There are also some trends to lead us to social or emotional lack of structural egos, destruction or lessening of consistency. Call it bozo for a while, there are times that lead people to reduce their reactions and spiritual forces. “Timtem\טמטם” means this kind of tendency as in ‘troubles obstruct the heart, making a man dull (Pessahim 42a).
Thus, “sin blunts the understanding of human beings (Yoma 39a), “till man become a shapeless mass” (Hallah 1c). The example of the dough is often used because bread be “kneaded” in various shapes that may make sense or not, without reason. Yiddish and the Jewish folklore tradition have considered that “timtum\טנטום” are those without clear sexual orientation, not necessarily a condemnation of homosexuals as this can be the case at the present and has been over centuries. We forget that it is the Giving of the Torah that allowed distinguishing between correct and "non-correct" moral practice.
Samesex people, both male and female, represent a growing identity and marketing group and target. The problem is rather a sort of grin at shapeless souls, which is indeed a lack of compassion.
God convoked Moses and Aaron and told them to give water from the rock to let the congregation and their beasts drink a lot of water. Moses took his rod and addressed the “morim/rebels” to get copious water.
He stuck the rock twice and not only once as usual. And God said to Moses and Aaron that because they, personally, did not obey to God’s Commandments, they will not lead the congregation into the given land!!! At this point, today, any normal guy in this country would immediately rush to the Supreme Court and make a scandal!! And they would cc/forward a note to the chief rabbinates, the members of the Knesset and eventually contact The Hague and Geneva, if not the numerous “heretics”. This is the usual way we behave at the present toward God but we hardly notice that because we are framed in our "ego's" both as actors and mirrors.
At the mey Merivah/Meribah waters\מי מריבה, the congregation did quarrel with the Lord as He affirmed His sanctity in and through them. Such a rebellion is not acceptable. Good enough, so the rebels could die in the wilderness. We had seen that the “nassi\משיא: leader, ruler, head of the nation” will not be pardoned his sin like the other members of the congregation.. He must atone in a specific way in his quality of leader.
The chok seemingly extends as a law without reason that condemned Moses and Aaron not to enter the Land of Canaan. There is definitely no explanation in the Chumash\חומש (Five Books of Moses). In the reading portion of this week we only know about the death of Aaron. This would eventually be more understandable. The High priest shaped the golden calf to provide a deity to the congregation as Moses did not seem to come back from the mountain. He did commit the sin of idolatry. And now he apparently dies because of copious waters? After having served as priest all over the trip throughout the wilderness?

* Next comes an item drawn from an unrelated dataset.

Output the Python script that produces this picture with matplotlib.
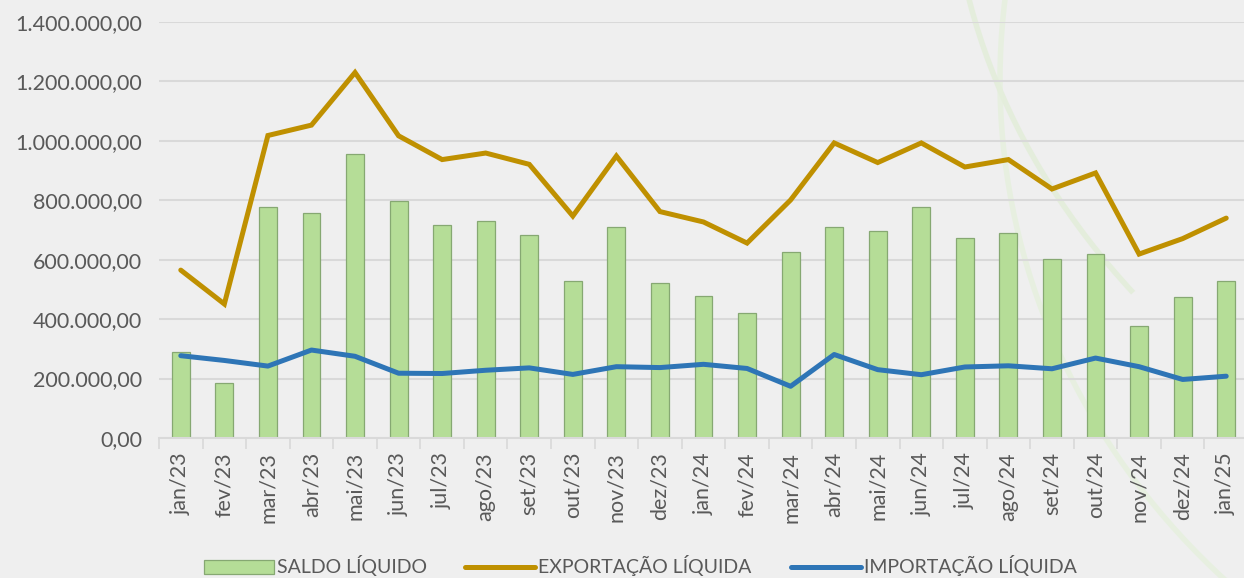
import numpy as np
import matplotlib.pyplot as plt
from matplotlib.patches import Arc
from matplotlib.ticker import FuncFormatter, FixedLocator

meses = ["jan/23", "fev/23", "mar/23", "abr/23", "mai/23", "jun/23", "jul/23",
         "ago/23", "set/23", "out/23", "nov/23", "dez/23", "jan/24", "fev/24",
         "mar/24", "abr/24", "mai/24", "jun/24", "jul/24", "ago/24", "set/24",
         "out/24", "nov/24", "dez/24", "jan/25"]

saldo = [288000, 186000, 776000, 758000, 955000, 796000, 718000, 731000, 684000,
         527000, 709000, 522000, 477000, 419000, 627000, 711000, 695000, 778000,
         673000, 690000, 602000, 620000, 376000, 473000, 527000]

exportacao = [565000, 451000, 1018000, 1053000, 1230000, 1017000, 937000, 959000,
              921000, 747000, 949000, 762000, 727000, 656000, 801000, 993000,
              927000, 993000, 912000, 937000, 838000, 892000, 619000, 671000, 740000]

importacao = [277000, 261000, 242000, 296000, 275000, 218000, 217000, 228000,
              236000, 214000, 240000, 237000, 248000, 234000, 174000, 281000,
              230000, 213000, 239000, 243000, 233000, 269000, 240000, 197000, 208000]

cinza = "#595959"
plt.rcParams['font.family'] = ['Lato', 'DejaVu Sans']

fig = plt.figure(figsize=(12.44, 5.78), dpi=100)
fig.patch.set_facecolor("#efefef")

# faint decorative arcs in the background
bg = fig.add_axes([0, 0, 1, 1], zorder=0)
bg.set_xlim(0, 1244)
bg.set_ylim(578, 0)
bg.axis("off")
bg.add_patch(Arc((1900, -150), 1900, 1500, theta1=150, theta2=215,
                 color="#e0edd5", lw=4, alpha=0.7))
bg.add_patch(Arc((1750, 80), 1500, 1400, theta1=135, theta2=215,
                 color="#e4efdb", lw=4, alpha=0.7))

ax = fig.add_axes([159 / 1244, 1 - 438 / 578, 1089 / 1244, (438 - 22) / 578], zorder=1)
ax.patch.set_alpha(0)

x = np.arange(len(meses))
ax.bar(x, saldo, width=0.41, color="#b5dd97", edgecolor="#86a872", linewidth=0.9,
       label="SALDO LÍQUIDO", zorder=2)
ax.plot(x, exportacao, color="#bf9000", lw=3.6, solid_capstyle="round",
        solid_joinstyle="miter", label="EXPORTAÇÃO LÍQUIDA", zorder=3)
ax.plot(x, importacao, color="#2e75b6", lw=3.6, solid_capstyle="round",
        label="IMPORTAÇÃO LÍQUIDA", zorder=3)

ax.set_xlim(-0.5, len(meses) - 0.5)
ax.set_ylim(0, 1400000)
ax.set_yticks(np.arange(0, 1400001, 200000))
ax.yaxis.set_major_formatter(FuncFormatter(
    lambda v, p: f"{v:,.2f}".replace(",", "X").replace(".", ",").replace("X", ".")))
ax.grid(axis="y", color="#d9d9d9", lw=1.5, zorder=0)
ax.set_axisbelow(True)

ax.set_xticks(x)
ax.set_xticklabels(meses, rotation=90)
ax.xaxis.set_minor_locator(FixedLocator(np.arange(-0.5, len(meses), 1)))
ax.tick_params(axis="x", which="major", length=0, pad=10, labelsize=15.5, colors=cinza)
ax.tick_params(axis="x", which="minor", length=8, width=1.2, color="#d9d9d9")
ax.tick_params(axis="y", length=0, pad=12, labelsize=15.5, colors=cinza)

for s in ["top", "right", "left"]:
    ax.spines[s].set_visible(False)
ax.spines["bottom"].set_color("#d9d9d9")
ax.spines["bottom"].set_linewidth(1.5)

h, l = ax.get_legend_handles_labels()
ordem = [2, 0, 1]
leg = fig.legend([h[i] for i in ordem], [l[i] for i in ordem], loc="center",
                 bbox_to_anchor=(640 / 1244, 1 - 566 / 578), ncol=3,
                 frameon=False, fontsize=14, handlelength=3.6, handletextpad=0.15,
                 columnspacing=2.0)
for t in leg.get_texts():
    t.set_color(cinza)

fig.savefig("out.png", dpi=100, facecolor=fig.get_facecolor())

As for Moses who never quarreled with God. This is this interesting point. He also accepted God’s decisions. He would intercede for the others, never on his own behalf. Indeed, chokkim\חוקים – laws without reason or rational basis- show that God naturally speaks to the heart of His servant and to those who do follow Him. It is an indisputable evidence.
This question has always been a terrible spiritual problem for the rabbinic leadership as for the leaders of all the Churches and Muslim guides. This is a horrible quest indeed for the monotheistic believers.
We need men of conscience. It is not a matter of politics. Not even of morals and ethics. It is beyond that, an attitude that is so evident that is implemented as a commandment that does not appeal to understanding or judgment. Yes, people have the right to err. And they are free to do whatever would not harm or restrict their true own freedom. With regards to societal errors, the leadership – whenever religious or governmental – mostly lacks the close intimacy that existed between God and His obedient servants Moses and Aaron.
“We have reached the stage of being led by people without any self-respect, leaders who attempt to save themselves at the expense of the sins, omissions and errors made by those under them, who acted under their leadership. This is unlike the faithful shepherd that the Jewish people had, who, when the people died as a result of their sins, died with them, even though there was no sin on his part”, wrote, in 1986, Rav Y. Leibowitz (Yoke of heaven, p. 148). It was courageous. Curiously, he then wrote a sort of Jewish and somehow Christian-like statement about Moses.